Reputation: 445
I am trying to split a paragraph of text into separate sentences based on punctuation marks i.e. [.?!] However, the scanner splits the lines at the end of each new line as well, even though I've specified a particular pattern. How do I resolve this? Thanks!
this is a text file. yes the
deliminator works
no it does not. why not?
Scanner scanner = new Scanner(fileInputStream);
scanner.useDelimiter("[.?!]");
while (scanner.hasNext()) {
line = scanner.next();
System.out.println(line);
}
Upvotes: 1
Views: 2097
Reputation: 17369
I don't believe the scanner splits it on line breaks, it is just your "line" variables have line breaks in them and that is why you get that output.

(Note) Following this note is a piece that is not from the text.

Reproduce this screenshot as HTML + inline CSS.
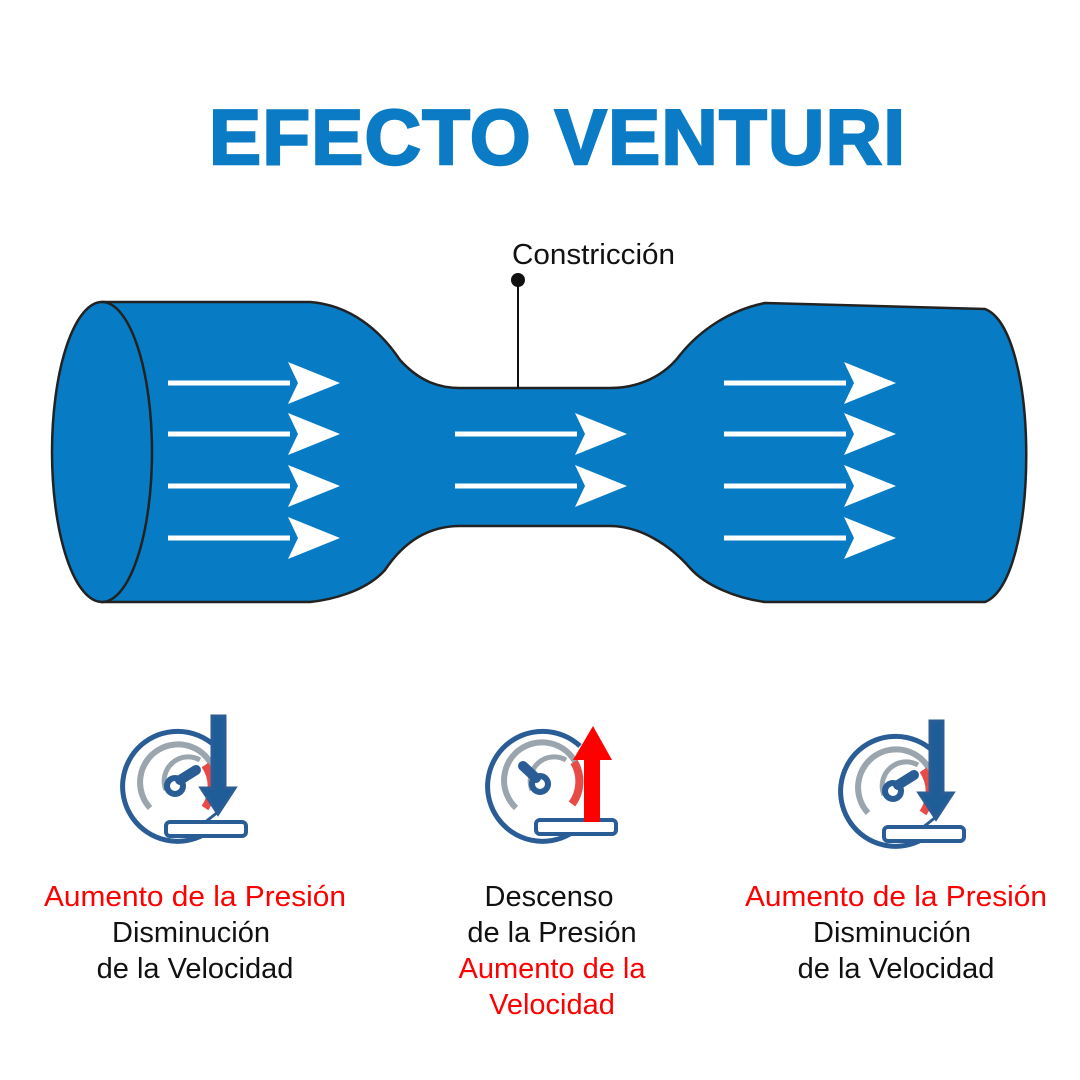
<!DOCTYPE html>
<html><head><meta charset="utf-8"><style>
body{margin:0;background:#fff}
svg{display:block}
text{font-family:"Liberation Sans",sans-serif}
</style></head><body>
<svg width="1080" height="1080" viewBox="0 0 1080 1080">
<defs>
<g id="wa"><path d="M0,0h122" stroke="#fff" stroke-width="5"/><polygon points="120,-21 172,0 120,21 130,0" fill="#fff"/></g>
</defs>
<text x="557" y="164" font-size="78" font-weight="bold" fill="#0a7bc4" stroke="#0a7bc4" stroke-width="2.5" text-anchor="middle" textLength="696" lengthAdjust="spacing">EFECTO VENTURI</text>
<text x="512" y="264" font-size="29" fill="#111" textLength="163" lengthAdjust="spacingAndGlyphs">Constricción</text>
<path d="M102,302 H310 C350,305 380,330 400,360 C420,382 440,388 460,388 H610 C640,388 665,375 680,355 C700,330 730,310 765,303 L985,309 C1040,330 1040,580 985,602 H765 C735,598 705,585 690,568 C670,545 640,526 610,526 H460 C430,526 405,540 385,570 C365,592 330,600 310,602 H102 Z" fill="#077bc3" stroke="#222" stroke-width="2.5"/>
<ellipse cx="102" cy="452" rx="50" ry="150" fill="#077bc3" stroke="#222" stroke-width="2.5"/>
<line x1="518" y1="280" x2="518" y2="388" stroke="#111" stroke-width="2"/>
<circle cx="518" cy="280" r="7" fill="#111"/>
<use href="#wa" x="168" y="383"/><use href="#wa" x="168" y="434"/><use href="#wa" x="168" y="486"/><use href="#wa" x="168" y="538"/>
<use href="#wa" x="455" y="434"/><use href="#wa" x="455" y="486"/>
<use href="#wa" x="724" y="383"/><use href="#wa" x="724" y="434"/><use href="#wa" x="724" y="486"/><use href="#wa" x="724" y="538"/>

<g id="g1" fill="none">
<path d="M205,834 A55,55 0 1 1 215,746" stroke="#2a5d96" stroke-width="5"/>
<path d="M150,808 A38,38 0 1 1 214,770" stroke="#9aa5ad" stroke-width="6"/>
<path d="M166,790 A24,24 0 0 1 200,760" stroke="#9aa5ad" stroke-width="5"/>
<path d="M205,765 A38,38 0 0 1 205,808" stroke="#e84a46" stroke-width="8"/>
<circle cx="175" cy="786" r="8" stroke="#2a5d96" stroke-width="6"/>
<path d="M180,780 L196,770" stroke="#2a5d96" stroke-width="10" stroke-linecap="round"/>
<rect x="166" y="822" width="80" height="14" rx="4" stroke="#2a5d96" stroke-width="4" fill="#fff"/>
<line x1="218" y1="812" x2="204" y2="823" stroke="#2a5d96" stroke-width="3"/>
<path d="M212,716 h13 v72 h10 l-17,26 l-17,-26 h11 z" fill="#1f5d99" stroke="#2a5d96" stroke-width="3"/>
</g>
<use href="#g1" x="718" y="5"/>

<g fill="none">
<path d="M570,834 A55,55 0 1 1 580,746" stroke="#2a5d96" stroke-width="5"/>
<path d="M516,808 A38,38 0 1 1 578,768" stroke="#9aa5ad" stroke-width="6"/>
<path d="M532,790 A24,24 0 0 1 566,760" stroke="#9aa5ad" stroke-width="5"/>
<path d="M574,762 A38,38 0 0 1 572,804" stroke="#e84a46" stroke-width="8"/>
<circle cx="540" cy="784" r="8" stroke="#2a5d96" stroke-width="6"/>
<path d="M536,778 L523,766" stroke="#2a5d96" stroke-width="10" stroke-linecap="round"/>
<rect x="536" y="820" width="80" height="14" rx="4" stroke="#2a5d96" stroke-width="4" fill="#fff"/>
<path d="M584,822 V760 H573 L593,726 L612,760 H600 V822 Z" fill="#ff0000"/>
</g>

<g font-size="29" text-anchor="middle">
<text x="195" y="906" fill="#ff0000" textLength="302" lengthAdjust="spacingAndGlyphs">Aumento de la Presión</text>
<text x="191" y="942" fill="#111">Disminución</text>
<text x="195" y="978" fill="#111">de la Velocidad</text>
<text x="549" y="906" fill="#111">Descenso</text>
<text x="552" y="942" fill="#111">de la Presión</text>
<text x="552" y="978" fill="#ff0000">Aumento de la</text>
<text x="552" y="1014" fill="#ff0000">Velocidad</text>
<text x="896" y="906" fill="#ff0000" textLength="302" lengthAdjust="spacingAndGlyphs">Aumento de la Presión</text>
<text x="892" y="942" fill="#111">Disminución</text>
<text x="896" y="978" fill="#111">de la Velocidad</text>
</g>
</svg>
</body></html>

For example, you can replace those line breaks with spaces:
(I am reading the same input text you supplied from a file, so it has some extra file reading code, but you'll get the picture.)
try {
File file = new File("assets/test.txt");
Scanner scanner = new Scanner(file);
scanner.useDelimiter("[.?!]");
while (scanner.hasNext()) {
String sentence = scanner.next();
sentence = sentence.replaceAll("\\r?\\n", " ");
// uncomment for nicer output
//line = line.trim();
System.out.println(sentence);
}
scanner.close();
} catch (FileNotFoundException e) {
e.printStackTrace();
}
This is the result:
this is a text file
yes the deliminator works no it does not
why not
And if I uncomment the trim line, it's a bit nicer:
this is a text file
yes the deliminator works no it does not
why not
Upvotes: 5